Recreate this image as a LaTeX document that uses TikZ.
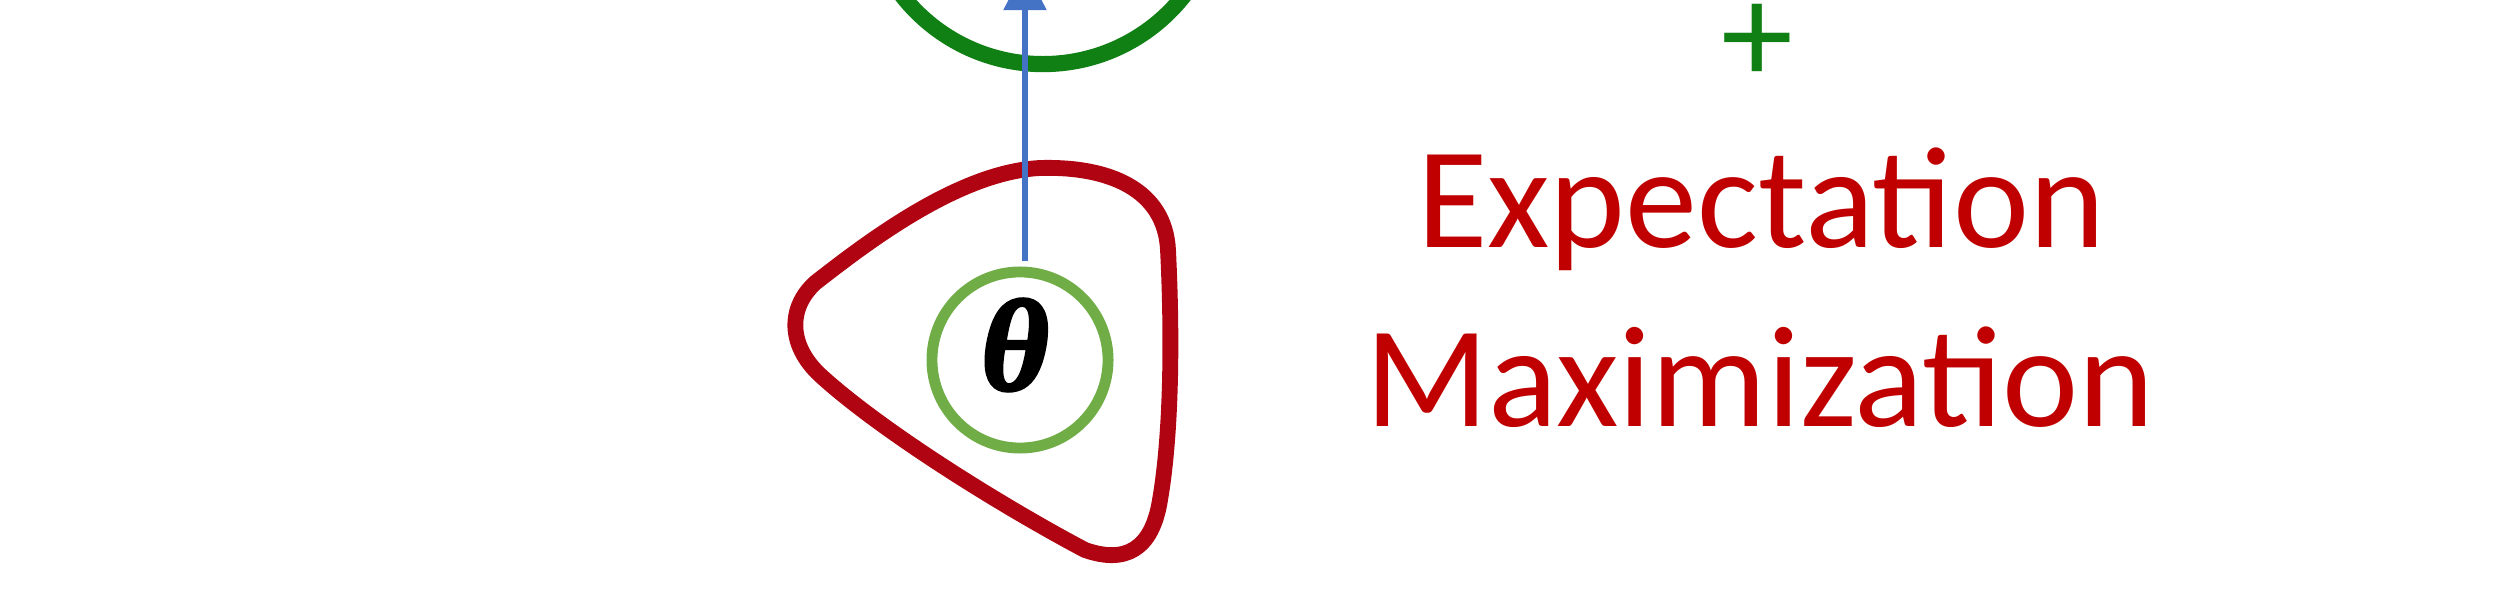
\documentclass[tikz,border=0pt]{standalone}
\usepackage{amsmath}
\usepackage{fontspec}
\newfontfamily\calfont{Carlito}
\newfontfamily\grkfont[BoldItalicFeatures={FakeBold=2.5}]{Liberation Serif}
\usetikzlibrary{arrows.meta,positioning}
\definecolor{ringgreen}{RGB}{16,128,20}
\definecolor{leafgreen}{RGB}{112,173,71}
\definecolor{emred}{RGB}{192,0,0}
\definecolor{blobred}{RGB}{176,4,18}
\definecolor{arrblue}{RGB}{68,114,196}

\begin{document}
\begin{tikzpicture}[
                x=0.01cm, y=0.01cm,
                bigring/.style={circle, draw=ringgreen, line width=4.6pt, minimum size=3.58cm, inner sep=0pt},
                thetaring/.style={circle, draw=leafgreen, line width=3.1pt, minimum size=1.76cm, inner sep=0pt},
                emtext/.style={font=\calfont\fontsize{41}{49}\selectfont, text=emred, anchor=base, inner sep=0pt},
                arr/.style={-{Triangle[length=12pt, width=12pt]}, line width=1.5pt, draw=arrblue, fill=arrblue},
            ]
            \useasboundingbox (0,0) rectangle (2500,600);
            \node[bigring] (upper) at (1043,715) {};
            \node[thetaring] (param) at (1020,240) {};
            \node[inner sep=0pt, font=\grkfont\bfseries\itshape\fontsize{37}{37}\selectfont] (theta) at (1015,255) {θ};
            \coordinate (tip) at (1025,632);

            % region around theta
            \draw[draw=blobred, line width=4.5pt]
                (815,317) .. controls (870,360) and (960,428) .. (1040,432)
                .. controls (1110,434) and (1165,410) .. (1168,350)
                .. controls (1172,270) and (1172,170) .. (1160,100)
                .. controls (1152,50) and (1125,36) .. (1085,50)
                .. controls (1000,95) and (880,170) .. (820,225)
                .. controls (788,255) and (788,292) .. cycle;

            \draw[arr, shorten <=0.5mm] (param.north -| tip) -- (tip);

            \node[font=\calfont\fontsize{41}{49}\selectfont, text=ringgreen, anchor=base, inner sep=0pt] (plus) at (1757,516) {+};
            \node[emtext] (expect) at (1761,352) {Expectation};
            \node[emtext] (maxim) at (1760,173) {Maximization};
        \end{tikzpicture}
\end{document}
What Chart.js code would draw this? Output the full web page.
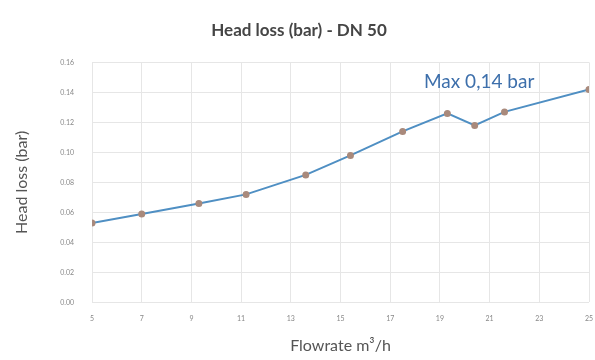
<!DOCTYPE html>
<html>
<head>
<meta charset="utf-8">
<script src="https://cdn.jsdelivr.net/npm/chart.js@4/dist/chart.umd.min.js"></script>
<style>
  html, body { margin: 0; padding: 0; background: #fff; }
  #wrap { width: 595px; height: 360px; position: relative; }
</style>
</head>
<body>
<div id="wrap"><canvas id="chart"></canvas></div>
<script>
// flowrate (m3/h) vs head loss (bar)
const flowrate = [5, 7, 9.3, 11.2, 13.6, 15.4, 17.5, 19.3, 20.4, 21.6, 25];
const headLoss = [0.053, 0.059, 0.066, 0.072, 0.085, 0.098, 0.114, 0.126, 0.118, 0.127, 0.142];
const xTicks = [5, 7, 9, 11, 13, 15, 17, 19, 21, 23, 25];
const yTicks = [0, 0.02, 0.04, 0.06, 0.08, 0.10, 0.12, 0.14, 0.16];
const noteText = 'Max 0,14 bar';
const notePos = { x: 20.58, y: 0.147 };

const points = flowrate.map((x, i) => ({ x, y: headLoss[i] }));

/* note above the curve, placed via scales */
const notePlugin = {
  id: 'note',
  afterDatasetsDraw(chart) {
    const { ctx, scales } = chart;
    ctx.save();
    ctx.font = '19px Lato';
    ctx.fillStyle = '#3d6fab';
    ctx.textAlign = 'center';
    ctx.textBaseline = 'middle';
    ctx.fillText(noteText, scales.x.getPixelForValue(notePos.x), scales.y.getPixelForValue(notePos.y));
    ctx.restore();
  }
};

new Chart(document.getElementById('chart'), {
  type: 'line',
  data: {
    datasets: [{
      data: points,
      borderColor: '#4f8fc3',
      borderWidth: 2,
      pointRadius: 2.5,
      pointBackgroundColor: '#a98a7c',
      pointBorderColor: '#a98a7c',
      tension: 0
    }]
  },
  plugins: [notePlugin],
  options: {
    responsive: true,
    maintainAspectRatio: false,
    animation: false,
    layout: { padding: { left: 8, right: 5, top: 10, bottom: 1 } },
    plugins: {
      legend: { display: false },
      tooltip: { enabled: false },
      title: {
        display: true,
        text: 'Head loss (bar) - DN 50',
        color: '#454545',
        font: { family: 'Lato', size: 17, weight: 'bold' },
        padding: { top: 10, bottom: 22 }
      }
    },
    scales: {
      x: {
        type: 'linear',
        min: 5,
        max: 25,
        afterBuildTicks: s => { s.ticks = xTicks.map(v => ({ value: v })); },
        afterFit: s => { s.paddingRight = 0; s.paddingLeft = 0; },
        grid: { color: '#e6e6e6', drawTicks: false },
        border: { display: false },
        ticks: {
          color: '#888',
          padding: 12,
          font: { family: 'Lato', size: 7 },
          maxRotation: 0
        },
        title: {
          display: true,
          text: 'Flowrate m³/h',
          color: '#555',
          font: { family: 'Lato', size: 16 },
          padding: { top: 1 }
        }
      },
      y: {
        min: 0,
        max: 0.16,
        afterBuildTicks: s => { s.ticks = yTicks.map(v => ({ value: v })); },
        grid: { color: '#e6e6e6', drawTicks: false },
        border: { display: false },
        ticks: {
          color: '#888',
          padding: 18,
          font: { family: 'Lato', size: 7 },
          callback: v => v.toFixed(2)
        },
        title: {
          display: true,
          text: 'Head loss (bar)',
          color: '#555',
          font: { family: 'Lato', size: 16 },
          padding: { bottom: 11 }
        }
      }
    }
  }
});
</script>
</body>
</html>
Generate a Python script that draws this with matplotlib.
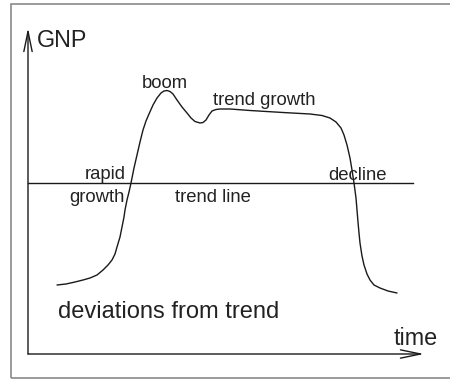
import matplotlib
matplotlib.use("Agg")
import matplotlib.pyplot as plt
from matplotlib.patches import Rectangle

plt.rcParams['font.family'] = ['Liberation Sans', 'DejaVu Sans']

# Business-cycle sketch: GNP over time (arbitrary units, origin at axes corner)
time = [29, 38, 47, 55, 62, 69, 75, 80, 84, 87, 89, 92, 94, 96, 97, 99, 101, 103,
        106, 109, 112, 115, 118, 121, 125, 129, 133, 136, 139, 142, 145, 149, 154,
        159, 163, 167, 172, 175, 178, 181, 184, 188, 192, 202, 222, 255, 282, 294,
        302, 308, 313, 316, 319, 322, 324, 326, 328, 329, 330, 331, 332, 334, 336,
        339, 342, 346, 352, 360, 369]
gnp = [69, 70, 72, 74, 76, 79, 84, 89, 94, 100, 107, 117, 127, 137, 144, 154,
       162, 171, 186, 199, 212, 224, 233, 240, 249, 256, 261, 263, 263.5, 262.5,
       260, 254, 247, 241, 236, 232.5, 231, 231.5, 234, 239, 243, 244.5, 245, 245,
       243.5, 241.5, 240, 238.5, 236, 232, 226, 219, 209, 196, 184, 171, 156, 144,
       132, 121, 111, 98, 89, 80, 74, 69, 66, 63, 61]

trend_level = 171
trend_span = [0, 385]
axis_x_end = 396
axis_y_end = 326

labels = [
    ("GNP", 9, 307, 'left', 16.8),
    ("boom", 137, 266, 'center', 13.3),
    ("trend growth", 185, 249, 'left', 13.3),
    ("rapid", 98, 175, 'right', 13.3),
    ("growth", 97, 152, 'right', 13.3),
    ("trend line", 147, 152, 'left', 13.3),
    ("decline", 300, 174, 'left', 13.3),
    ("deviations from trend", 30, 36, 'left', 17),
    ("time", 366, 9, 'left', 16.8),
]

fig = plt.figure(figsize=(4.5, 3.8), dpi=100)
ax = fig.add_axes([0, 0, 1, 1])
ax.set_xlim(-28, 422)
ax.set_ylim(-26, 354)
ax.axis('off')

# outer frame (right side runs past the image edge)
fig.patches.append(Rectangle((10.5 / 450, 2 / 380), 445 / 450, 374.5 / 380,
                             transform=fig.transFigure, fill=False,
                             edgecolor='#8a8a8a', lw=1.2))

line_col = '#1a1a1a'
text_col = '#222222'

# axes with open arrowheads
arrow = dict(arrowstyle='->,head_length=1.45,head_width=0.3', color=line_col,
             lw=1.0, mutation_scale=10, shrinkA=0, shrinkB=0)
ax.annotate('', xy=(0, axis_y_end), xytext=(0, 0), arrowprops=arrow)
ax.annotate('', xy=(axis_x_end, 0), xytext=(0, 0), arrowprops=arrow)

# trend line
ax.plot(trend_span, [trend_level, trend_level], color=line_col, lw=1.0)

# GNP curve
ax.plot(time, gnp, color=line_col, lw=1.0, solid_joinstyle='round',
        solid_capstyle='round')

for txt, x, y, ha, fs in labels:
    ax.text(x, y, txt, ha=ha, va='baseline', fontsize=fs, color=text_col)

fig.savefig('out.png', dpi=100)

━━━━━━━━━━

Problem details → In the listing above, find the line with "What Chart.js code" and the line with "const points = flowrate.map((x, i)". Set down both and every line between them, minus the pictures.

Final result →
What Chart.js code would draw this? Output the full web page.
<!DOCTYPE html>
<html>
<head>
<meta charset="utf-8">
<script src="https://cdn.jsdelivr.net/npm/chart.js@4/dist/chart.umd.min.js"></script>
<style>
  html, body { margin: 0; padding: 0; background: #fff; }
  #wrap { width: 595px; height: 360px; position: relative; }
</style>
</head>
<body>
<div id="wrap"><canvas id="chart"></canvas></div>
<script>
// flowrate (m3/h) vs head loss (bar)
const flowrate = [5, 7, 9.3, 11.2, 13.6, 15.4, 17.5, 19.3, 20.4, 21.6, 25];
const headLoss = [0.053, 0.059, 0.066, 0.072, 0.085, 0.098, 0.114, 0.126, 0.118, 0.127, 0.142];
const xTicks = [5, 7, 9, 11, 13, 15, 17, 19, 21, 23, 25];
const yTicks = [0, 0.02, 0.04, 0.06, 0.08, 0.10, 0.12, 0.14, 0.16];
const noteText = 'Max 0,14 bar';
const notePos = { x: 20.58, y: 0.147 };

const points = flowrate.map((x, i) => ({ x, y: headLoss[i] }));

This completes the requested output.